Evolution with density of the coordination number in liquid ${\mathrm{NH}}_3$. The squares and lozenges represent experimental and AIMD results, respectively. Red and blue are for $T=800$ and 690 K, respectively.

Figure 7

Results from AIMD simulations. (a) Comparison among the NN, NH, and HH partial PDFs obtained using either the PBE or BLYP functional at the fixed density of $39.4{\mathrm{molecules}\mathrm{nm}}^{-3}$ and 800 K. Offsets of 1.5 and 3 are applied to NH and HH distributions, respectively. The arrows designate the three humps at $r\simeq 0.21$, 0.29, and 0.37 nm in the NH partial PDF. (b) Comparison between the experimental (red solid lines) and the theoretical (blue dashed lines) $g_{\mathrm{mol}}\left(r\right)$ at close densities. The $\rho$ values in ${\mathrm{molecules}/\mathrm{nm}}^3$ are indicated for each curve.
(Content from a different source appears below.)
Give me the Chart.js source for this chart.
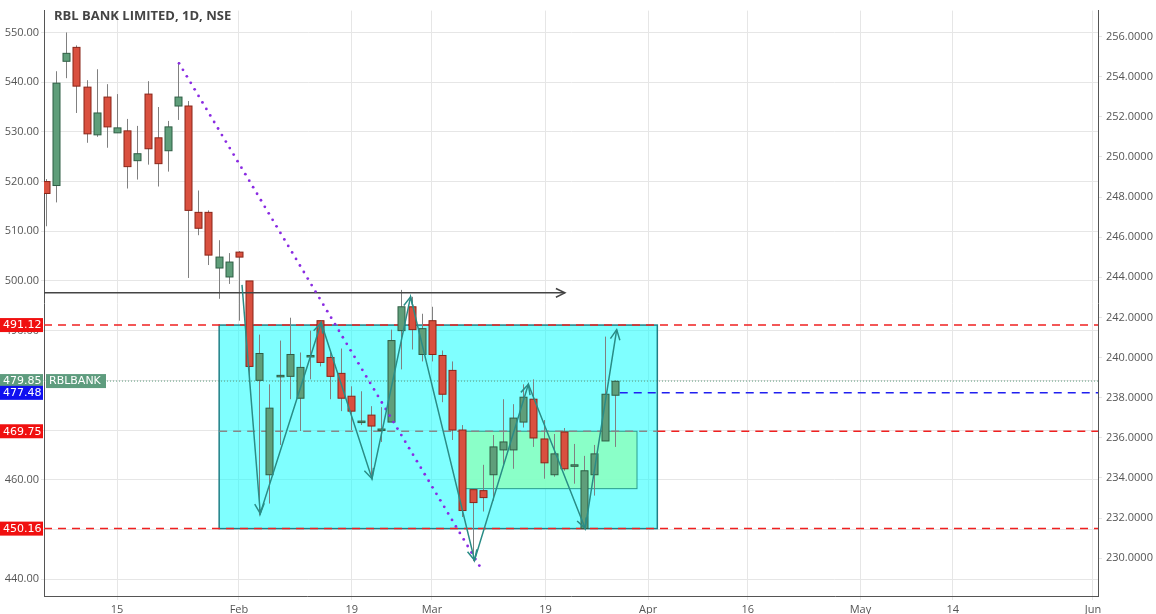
<!DOCTYPE html>
<html><head><meta charset="utf-8">
<script src="https://cdn.jsdelivr.net/npm/chart.js@4.4.1/dist/chart.umd.min.js"></script>
<style>html,body{margin:0;background:#fff}#wrap{width:1156px;height:614px}</style>
</head><body><div id="wrap"><canvas id="c"></canvas></div>
<script>
// daily OHLC, index 0 = 4 Jan
const opens  = [520,519.2,544.2,547,539,529.4,537,529.8,530.2,524.2,537.6,528.8,526.2,535.2,535.2,513.8,513.8,502.6,500.8,505.8,
  500,480,461,481,480.8,476.4,485,492,484.6,481.4,476.8,471.8,473,470.2,471.6,490,494.8,485.2,492,485,
  482,470,458,457.8,461,466,466,471.6,476.2,468.2,461,469.6,463,450.2,461,467.8,477];
const closes = [517.6,539.8,545.8,539.2,529.6,533.8,531,530.8,523,525.6,526.6,523.6,531,537,514.2,510.6,505.2,504.8,503.8,504.8,
  482.8,485.4,474.4,481,485.2,482.6,485,483.6,480.8,476.4,473.8,471.8,470.8,470.2,488,494.8,490.2,490.4,485.2,477.2,
  470,453.8,455.4,456.4,466.6,467.6,472.4,476.6,468.4,463.4,465.2,462.2,463,461.8,465.2,477.2,479.8];
const highs  = [520.5,542.2,550,547.4,540.4,542.6,539.6,537.6,532.6,531.2,540.2,535,532.2,544,536.2,518.2,514.2,508.2,505.6,506,
  500,489.2,479.2,488,492.6,485.6,490,492,485.8,486.4,478.8,477.8,474.8,474.6,490.2,498.2,496.8,493.4,494.8,486,
  483.8,471,458,463,469,476.2,475.2,479.2,480.2,472,469.2,470.4,467.2,464.8,467,488.8,480];
const lows   = [511,515.8,540.8,533.8,527.8,529,526.8,529.8,518.6,520.4,523.4,519,522,532.4,500.6,509.2,503.2,496.4,499.4,492,
  479.6,452.8,455.2,467,476.2,469.8,480.2,482.8,476.2,473.8,470,471,460.2,467.6,471.6,482.2,486.2,483.8,483.8,475.6,
  468,452.5,443.6,453.6,455.8,462.8,462.2,470.5,466.6,460.2,460.6,461.8,459.2,450,456.8,467.8,466.6];

// x tick positions (bar index) and labels
const tickPos    = [7, 19, 30.1, 38, 49.2, 59.3, 69.1, 80.2, 89.3, 103.1];
const tickLabels = ['15','Feb','19','Mar','19','Apr','16','May','14','Jun'];

// drawing levels
const levelRed   = [491.12, 469.75, 450.16];
const levelBlue  = 477.48;
const lastPrice  = 479.85;
const arrowLevel = 497.6;
// zigzag pattern points [bar index, price]
const zigX = [19.3, 21.1, 27.1, 32.1, 35.9, 42.2, 47.5, 53.1, 56.2];
const zigY = [499.2, 453.2, 491.6, 460.2, 496.8, 443.8, 479.2, 450.2, 490.2];
// purple trend line
const trendX = [13.1, 43];
const trendY = [543.8, 441.6];
// boxes [x0, x1, yTop, yBottom]
const bigBox   = [17.05, 60.2, 491.12, 450.16];
const smallBox = [41.1, 58.2, 469.75, 458.2];

const idx = opens.map((_, i) => i);

function arrowHead(ctx, x1, y1, x2, y2, len) {
  const a = Math.atan2(y2 - y1, x2 - x1);
  ctx.beginPath();
  ctx.moveTo(x2 - len * Math.cos(a - 0.45), y2 - len * Math.sin(a - 0.45));
  ctx.lineTo(x2, y2);
  ctx.lineTo(x2 - len * Math.cos(a + 0.45), y2 - len * Math.sin(a + 0.45));
  ctx.stroke();
}

function tag(ctx, x, y, w, text, bg) {
  ctx.fillStyle = bg;
  ctx.fillRect(x, y - 7, w, 14);
  ctx.fillStyle = '#fff';
  ctx.font = '11px "DejaVu Sans"';
  ctx.textAlign = 'left';
  ctx.textBaseline = 'middle';
  ctx.fillText(text, x + 3, y + 0.5);
}

const drawings = {
  id: 'drawings',
  beforeDatasetsDraw(chart) {
    const { ctx, chartArea: a, scales: { x, y } } = chart;
    ctx.save();
    ctx.beginPath(); ctx.rect(a.left, a.top, a.right - a.left, a.bottom - a.top); ctx.clip();
    // boxes
    const bx = [x.getPixelForValue(bigBox[0]), x.getPixelForValue(bigBox[1]), y.getPixelForValue(bigBox[2]), y.getPixelForValue(bigBox[3])];
    ctx.fillStyle = 'rgba(0,255,255,0.5)';
    ctx.fillRect(bx[0], bx[2], bx[1] - bx[0], bx[3] - bx[2]);
    ctx.strokeStyle = '#1f7f86'; ctx.lineWidth = 1.5;
    ctx.strokeRect(bx[0], bx[2], bx[1] - bx[0], bx[3] - bx[2]);
    const sx = [x.getPixelForValue(smallBox[0]), x.getPixelForValue(smallBox[1]), y.getPixelForValue(smallBox[2]), y.getPixelForValue(smallBox[3])];
    ctx.fillStyle = 'rgba(140,255,190,0.85)';
    ctx.fillRect(sx[0], sx[2], sx[1] - sx[0], sx[3] - sx[2]);
    ctx.strokeStyle = '#2a9d8f'; ctx.lineWidth = 1;
    ctx.strokeRect(sx[0], sx[2], sx[1] - sx[0], sx[3] - sx[2]);
    // level lines
    ctx.setLineDash([8, 6]); ctx.lineWidth = 1.5;
    levelRed.forEach((v, i) => {
      const py = y.getPixelForValue(v);
      ctx.strokeStyle = '#f02020';
      ctx.beginPath(); ctx.moveTo(i === 1 ? bx[1] : a.left, py); ctx.lineTo(a.right, py); ctx.stroke();
      if (i === 1) {
        ctx.strokeStyle = '#888';
        ctx.beginPath(); ctx.moveTo(bx[0], py); ctx.lineTo(bx[1], py); ctx.stroke();
      }
    });
    ctx.strokeStyle = '#2020f0';
    const pb = y.getPixelForValue(levelBlue);
    ctx.beginPath(); ctx.moveTo(x.getPixelForValue(56.5), pb); ctx.lineTo(a.right, pb); ctx.stroke();
    ctx.setLineDash([1, 2]); ctx.lineWidth = 1; ctx.strokeStyle = '#5e9c7e';
    const pl = y.getPixelForValue(lastPrice);
    ctx.beginPath(); ctx.moveTo(a.left, pl); ctx.lineTo(a.right, pl); ctx.stroke();
    ctx.setLineDash([]);
    // candles
    idx.forEach(i => {
      const cx = Math.round(x.getPixelForValue(i)) + 0.5;
      const up = closes[i] >= opens[i];
      ctx.strokeStyle = '#808080'; ctx.lineWidth = 1;
      ctx.beginPath(); ctx.moveTo(cx, y.getPixelForValue(highs[i])); ctx.lineTo(cx, y.getPixelForValue(lows[i])); ctx.stroke();
      const t = y.getPixelForValue(Math.max(opens[i], closes[i]));
      const b = y.getPixelForValue(Math.min(opens[i], closes[i]));
      ctx.fillStyle = up ? '#5f9e7a' : '#d9503f';
      ctx.strokeStyle = up ? '#2f5e45' : '#8a2518';
      ctx.fillRect(cx - 3.5, t, 7, Math.max(b - t, 1.5));
      ctx.strokeRect(cx - 3.5, t, 7, Math.max(b - t, 1.5));
    });
    // horizontal arrow
    const ay = y.getPixelForValue(arrowLevel);
    ctx.strokeStyle = '#444'; ctx.lineWidth = 1.5;
    ctx.beginPath(); ctx.moveTo(a.left, ay); ctx.lineTo(x.getPixelForValue(51.1), ay); ctx.stroke();
    arrowHead(ctx, a.left, ay, x.getPixelForValue(51.1), ay, 10);
    // purple dotted trend
    ctx.fillStyle = '#8a2be2';
    const p0 = [x.getPixelForValue(trendX[0]), y.getPixelForValue(trendY[0])];
    const p1 = [x.getPixelForValue(trendX[1]), y.getPixelForValue(trendY[1])];
    const len = Math.hypot(p1[0] - p0[0], p1[1] - p0[1]);
    for (let d = 0; d <= len; d += 7.6) {
      ctx.beginPath();
      ctx.arc(p0[0] + (p1[0] - p0[0]) * d / len, p0[1] + (p1[1] - p0[1]) * d / len, 1.4, 0, 7);
      ctx.fill();
    }
    // zigzag
    ctx.strokeStyle = '#2a8c86'; ctx.lineWidth = 1.5;
    ctx.beginPath();
    zigX.forEach((v, i) => {
      const px = x.getPixelForValue(v), py = y.getPixelForValue(zigY[i]);
      i ? ctx.lineTo(px, py) : ctx.moveTo(px, py);
    });
    ctx.stroke();
    for (let i = 1; i < zigX.length; i++) {
      arrowHead(ctx, x.getPixelForValue(zigX[i - 1]), y.getPixelForValue(zigY[i - 1]),
        x.getPixelForValue(zigX[i]), y.getPixelForValue(zigY[i]), 11);
    }
    ctx.restore();
    // title
    ctx.fillStyle = '#444';
    ctx.font = 'bold 13px "Open Sans"';
    ctx.textAlign = 'left'; ctx.textBaseline = 'middle';
    ctx.fillText('RBL BANK LIMITED, 1D, NSE', 54, 16);
  },
  afterDraw(chart) {
    const { ctx, scales: { y } } = chart;
    ctx.save();
    tag(ctx, 0, y.getPixelForValue(levelRed[0]), 43, levelRed[0].toFixed(2), '#f01010');
    tag(ctx, 0, y.getPixelForValue(levelRed[1]), 43, levelRed[1].toFixed(2), '#f01010');
    tag(ctx, 0, y.getPixelForValue(levelRed[2]), 43, levelRed[2].toFixed(2), '#f01010');
    tag(ctx, 0, y.getPixelForValue(lastPrice), 43, lastPrice.toFixed(2), '#5e9c7e');
    tag(ctx, 46, y.getPixelForValue(lastPrice), 60, 'RBLBANK', '#5e9c7e');
    tag(ctx, 0, y.getPixelForValue(levelBlue), 43, levelBlue.toFixed(2), '#1010f0');
    ctx.restore();
  }
};

new Chart(document.getElementById('c'), {
  type: 'line',
  data: { datasets: [{ data: [], yAxisID: 'y' }, { data: [], yAxisID: 'y2' }] },
  options: {
    responsive: true, maintainAspectRatio: false, animation: false,
    plugins: { legend: { display: false }, tooltip: { enabled: false } },
    scales: {
      x: {
        type: 'linear', min: -0.2, max: 103.6,
        afterBuildTicks: s => { s.ticks = tickPos.map(v => ({ value: v })); },
        afterFit: s => { s.height = 18; },
        ticks: { color: '#555', font: { family: 'Open Sans', size: 11 }, maxRotation: 0, autoSkip: false,
          callback: (v, i) => tickLabels[i] },
        grid: { color: '#e6e6e6', drawTicks: true, tickLength: 4 },
        border: { color: '#555' }
      },
      y: {
        position: 'left', min: 436.6, max: 554.4,
        afterBuildTicks: s => { s.ticks = [440,450,460,470,480,490,500,510,520,530,540,550].map(v => ({ value: v })); },
        afterFit: s => { s.width = 44; },
        ticks: { color: '#555', font: { family: 'Open Sans', size: 11 }, padding: 2, callback: v => v.toFixed(2) },
        grid: { color: '#e6e6e6', tickLength: 3 },
        border: { color: '#555' }
      },
      y2: {
        position: 'right', min: 228.12, max: 257.29,
        afterBuildTicks: s => { s.ticks = [230,232,234,236,238,240,242,244,246,248,250,252,254,256].map(v => ({ value: v })); },
        afterFit: s => { s.width = 58; },
        ticks: { color: '#555', font: { family: 'Open Sans', size: 11 }, padding: 4, callback: v => v.toFixed(4) },
        grid: { drawOnChartArea: false, tickLength: 4 },
        border: { color: '#555' }
      }
    }
  },
  plugins: [drawings]
});
</script></body></html>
The theoretical $g_{\mathrm{mol}}\left(r\right)$ were obtained with the PBE functional. Curves are offset by 1. (c) Evolution with density of the theoretical partial PDFs. The blue dotted, green dashed, orange dot-dashed, and red solid lines correspond to $\rho$ values of 24.5, 29, 33.8, and $39.4{\mathrm{molecules}\mathrm{nm}}^{-3}$, respectively. Offsets of 1.5 and 2.5 are applied for NH and HH distributions, respectively.

Figure 8

Partial PDFs of liquid ammonia at low density. The green solid, blue dotted, and red dashed lines are, respectively, the experimental data of Ricci et al. [10] at 273 K, 0.483 MPa, the AIMD simulations of Boese et al. [17] with the BLYP functional at the same $P,T$ conditions, and our AIMD simulations at $24.5{\mathrm{molecules}\mathrm{nm}}^{-3}$, 700 K using the PBE functional.